Specify a Custom NLP Dataloader

RIME supports custom data loading logic to be specified in a compatible Python file. This exposes functions to translate your custom dataset format into something supported by the Stress Testing framework and Firewall. To use this functionality, configure the data_info properties of the RIME JSON config by setting "type": "custom" and "load_path": "path/to/dataloader.py. Within that dataloader file, the following functions are required:

  • get_ref_data() -> Iterable[dict]: RIME calls this function to load the reference dataset into memory. Each dictionary in the returned iterable represents a single data point containing the key-value pairs expected by the target NLP task. See the data format requirements for the task-specific input expectations.

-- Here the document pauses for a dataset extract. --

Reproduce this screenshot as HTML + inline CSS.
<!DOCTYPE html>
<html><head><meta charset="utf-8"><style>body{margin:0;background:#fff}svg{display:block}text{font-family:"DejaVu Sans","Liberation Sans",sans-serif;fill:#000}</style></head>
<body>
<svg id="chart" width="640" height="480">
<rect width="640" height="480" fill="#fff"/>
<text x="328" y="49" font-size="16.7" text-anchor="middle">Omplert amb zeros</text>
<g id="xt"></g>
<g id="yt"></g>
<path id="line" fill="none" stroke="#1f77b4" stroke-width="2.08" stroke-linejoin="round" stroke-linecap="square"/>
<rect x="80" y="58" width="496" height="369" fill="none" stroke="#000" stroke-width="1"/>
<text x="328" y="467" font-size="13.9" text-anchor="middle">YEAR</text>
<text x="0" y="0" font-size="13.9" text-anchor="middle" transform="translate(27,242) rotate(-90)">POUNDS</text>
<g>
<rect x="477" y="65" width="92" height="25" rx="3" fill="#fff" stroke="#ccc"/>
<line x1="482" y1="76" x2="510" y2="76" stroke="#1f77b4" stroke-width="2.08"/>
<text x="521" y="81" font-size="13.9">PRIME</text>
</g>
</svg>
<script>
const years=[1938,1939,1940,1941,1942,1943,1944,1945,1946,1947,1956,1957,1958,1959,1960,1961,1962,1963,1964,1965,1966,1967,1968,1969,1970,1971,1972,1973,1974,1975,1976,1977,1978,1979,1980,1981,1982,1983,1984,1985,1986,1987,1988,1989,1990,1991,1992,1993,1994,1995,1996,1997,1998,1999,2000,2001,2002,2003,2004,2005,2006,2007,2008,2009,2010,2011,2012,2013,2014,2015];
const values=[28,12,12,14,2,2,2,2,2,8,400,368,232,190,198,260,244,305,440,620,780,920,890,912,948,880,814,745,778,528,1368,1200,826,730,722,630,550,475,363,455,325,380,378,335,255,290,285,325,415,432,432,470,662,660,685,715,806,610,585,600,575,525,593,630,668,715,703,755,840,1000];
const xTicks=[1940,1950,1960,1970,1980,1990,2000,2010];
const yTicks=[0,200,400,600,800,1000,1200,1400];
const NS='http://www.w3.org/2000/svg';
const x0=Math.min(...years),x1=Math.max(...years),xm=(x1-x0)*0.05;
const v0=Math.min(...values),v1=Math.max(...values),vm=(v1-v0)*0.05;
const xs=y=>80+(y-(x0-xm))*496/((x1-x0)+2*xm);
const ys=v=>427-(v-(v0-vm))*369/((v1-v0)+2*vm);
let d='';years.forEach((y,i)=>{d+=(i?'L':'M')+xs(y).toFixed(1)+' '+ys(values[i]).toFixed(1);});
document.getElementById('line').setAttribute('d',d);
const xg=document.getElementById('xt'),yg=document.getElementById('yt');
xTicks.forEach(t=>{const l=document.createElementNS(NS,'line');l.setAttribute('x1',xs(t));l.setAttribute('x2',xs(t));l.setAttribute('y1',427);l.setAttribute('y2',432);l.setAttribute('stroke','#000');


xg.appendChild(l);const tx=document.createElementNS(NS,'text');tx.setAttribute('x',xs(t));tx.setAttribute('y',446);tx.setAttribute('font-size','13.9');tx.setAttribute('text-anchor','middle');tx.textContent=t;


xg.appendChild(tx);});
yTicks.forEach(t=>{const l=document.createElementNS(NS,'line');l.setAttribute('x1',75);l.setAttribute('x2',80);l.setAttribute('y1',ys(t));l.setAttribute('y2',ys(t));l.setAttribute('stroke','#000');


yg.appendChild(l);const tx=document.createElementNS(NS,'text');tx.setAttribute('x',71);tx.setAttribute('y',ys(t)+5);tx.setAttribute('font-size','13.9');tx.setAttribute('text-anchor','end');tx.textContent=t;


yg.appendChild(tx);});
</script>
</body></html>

  • get_eval_data() -> Iterable[dict]: RIME calls this function to load the evaluation/production dataset into memory. The data format should conform to that provided in get_ref_data().

For example, assume your NLP data is stored as a table in a BigQuery database,

"""Logic to load datasets from a BigQuery database."""
from typing import Iterable
from google.cloud import bigquery

def _load_data_from_big_query_database(table_name: str) -> Iterable[dict]:
    """Return the RIME-formatted data from the specified table."""
    # Construct a BigQuery client object.
    client = bigquery.Client()
    # RIME Expects "text", "label", and "probabilities"
    # keys for the text classification task. Map from
    # the dataset columns to the RIME model input format
    col2rime_key_map = {
        "datetime": "timestamp",
        "transcript": "text",
        "ground_truth": "label",
        "probs": "probabilities",
    }

    # TODO: Set table_id to the fully-qualified table ID in standard
    # SQL format, including the project ID and dataset ID.
    table_id = f"my-nlp-data.project_id.{table_name}"

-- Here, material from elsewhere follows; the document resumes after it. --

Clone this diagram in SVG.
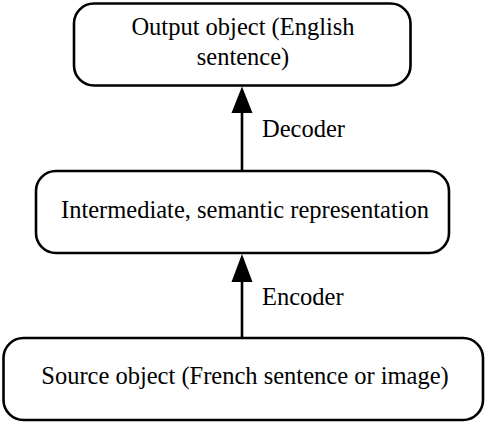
<svg xmlns="http://www.w3.org/2000/svg" width="485" height="423" viewBox="0 0 485 423">
<defs>
<style>
.box{fill:#fff;stroke:#000;stroke-width:2.6}
.t{font-family:'Liberation Serif','DejaVu Serif',serif;font-size:24.5px;fill:#000}
.edge{stroke:#000;stroke-width:2.6;fill:none}
</style>
</defs>
<rect width="485" height="423" fill="#fff"/>
<g id="connectors">
<path class="edge" d="M242,171 L242,110"/>
<polygon points="242,86.5 231.5,113 252.5,113" fill="#000"/>
<path class="edge" d="M242,338 L242,279"/>
<polygon points="242,254 231.5,282 252.5,282" fill="#000"/>
<text class="t" x="262" y="137">Decoder</text>
<text class="t" x="262" y="305">Encoder</text>
</g>
<g id="output">
<rect class="box" x="74" y="3.5" width="336.5" height="82" rx="20"/>
<text class="t" x="243" y="35" text-anchor="middle">Output object (English</text>
<text class="t" x="243" y="65" text-anchor="middle">sentence)</text>
</g>
<g id="intermediate">
<rect class="box" x="36" y="171" width="413" height="82" rx="20"/>
<text class="t" x="245" y="218" text-anchor="middle">Intermediate, semantic representation</text>
</g>
<g id="source">
<rect class="box" x="3.5" y="338" width="479.5" height="82" rx="20"/>
<text class="t" x="245" y="384" text-anchor="middle">Source object (French sentence or image)</text>
</g>
</svg>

    rows = client.list_rows(table_id)
    for row in rows:
        yield {rime_key: row.get(key) for key, rime_key in col2rime_key_map.items()}


def get_ref_data() -> Iterable[dict]:
    """Fetch the reference set data from the database."""
    return _load_data_from_big_query_database("model_training_data")


def get_eval_data() -> Iterable[dict]:
    """Fetch the evaluation set data from the database."""
    return _load_data_from_big_query_database("production_test_data")